United or Separate?

From the primal elements you brought forth the human race, and blessed us with memory, reason, and skill. You made us the rulers of creation. But we turned against you and betrayed your trust; and we turned against one another.

Have mercy, Lord, for we are sinners in your sight.

We begin as an egg and sperm, sourced from two different people. We are born unfinished and dependent, requiring others to love us and teach us how to be human. This brings the gift of memory, allowing us to learn when we do things the right way and when we don’t. This brings the gift of reason – something that must be fostered over many years, something that can be damaged or encouraged. This brings the gift of skill, the talent and ability to build and change the world in countless ways.

What happens when we forget that we cannot be who we are without others – and that others cannot be who they are without us? What happens when we decide that our survival and our gain is about getting rid of others rather than acknowledging that we are dependent on others? What happens when we make ourselves rulers of creation without remembering that a loving God made us? What happens when we forget that we are not self-created?

When we turn against others, thinking it will be to our advantage in some way, we damage ourselves as well as others in the process. Who we are will always be tied to everyone else. When we remember that we began in God’s embrace, just as all things did, we just might pause long enough to see in the face of another our own lives. We begin biologically in others, we grow with others, and we die into the great community of all living things. Returned to God, forgiven and embraced.

Have mercy on us, Lord. Help us remember our common creation, use our reason to honor and love others, and our skill to build a world where every living thing is treated as your precious child. We can’t do it without you. Amen.

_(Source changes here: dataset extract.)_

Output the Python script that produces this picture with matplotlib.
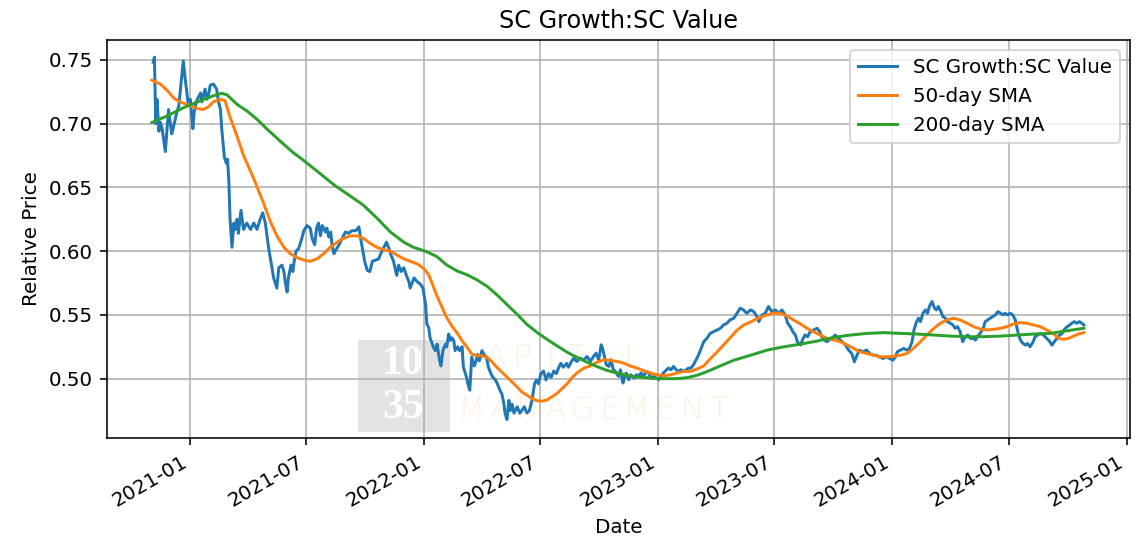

2 thoughts on “United or Separate?

  1. Bill Albritton

    I do so love Eucharistic Prayer C and thank you for pondering on it. I sent this out to your old C&C group here and for Tidings this month:

    “One, Holy, Catholic and Apostolic Church”

    As we continue the study of the Nicene Creed in Coffee&Conversation, we come to the last section, parts of which have sometimes been misunderstood. Why do we need a “church” anyway when we can pray on our own and worship God wherever we might be? I can remember a previous rector at St. John’s asking a parishioner, whom he had not seen at church services for awhile, why he had been absent for so long, to which the person responded that he thought the church was full of hypocrites (literally from the Greek meaning “actors” or pretenders), to which the priest responded: “Well, sure…and sometimes if you pretend long enough you actually ‘get it’—why not come on back and join the rest of us who are trying to ‘get it’?”
    When we discussed the need for communal worship in Confirmation class this year, we decided it was like a charcoal fire where the coals need to be together in order “catch fire”. If you have a fire going and separate a coal from the fire, it quickly dies out. And so we have the “body of Christ” as the Apostle Paul calls the Church—a body that needs all of its parts in order to function best. As the author of the text we are using in our studies, Luke Timothy Johnson, puts it: “Christian salvation does not pertain only to individuals. It is not given so that some people might be transformed and others not, or some go to heaven and others go to hell. In Scripture, salvation is understood in communal terms…Because of this, the focus of Christian attention ought to be neither the headlines (as though salvation were a matter of changing social structure) nor our navels (as though salvation were a matter of cultivating my private spirituality), but the arena that God is ‘working out [our] salvation.’ (Phil 2: 12-13)”. In essence, we are confessing that the Church is that arena when we say the Nicene Creed.
    We will be looking at each qualifier in the title above : one, holy, catholic and apostolic. Come join us at C&C every Wednesday morning at 9 as we continue to meet throughout the summer.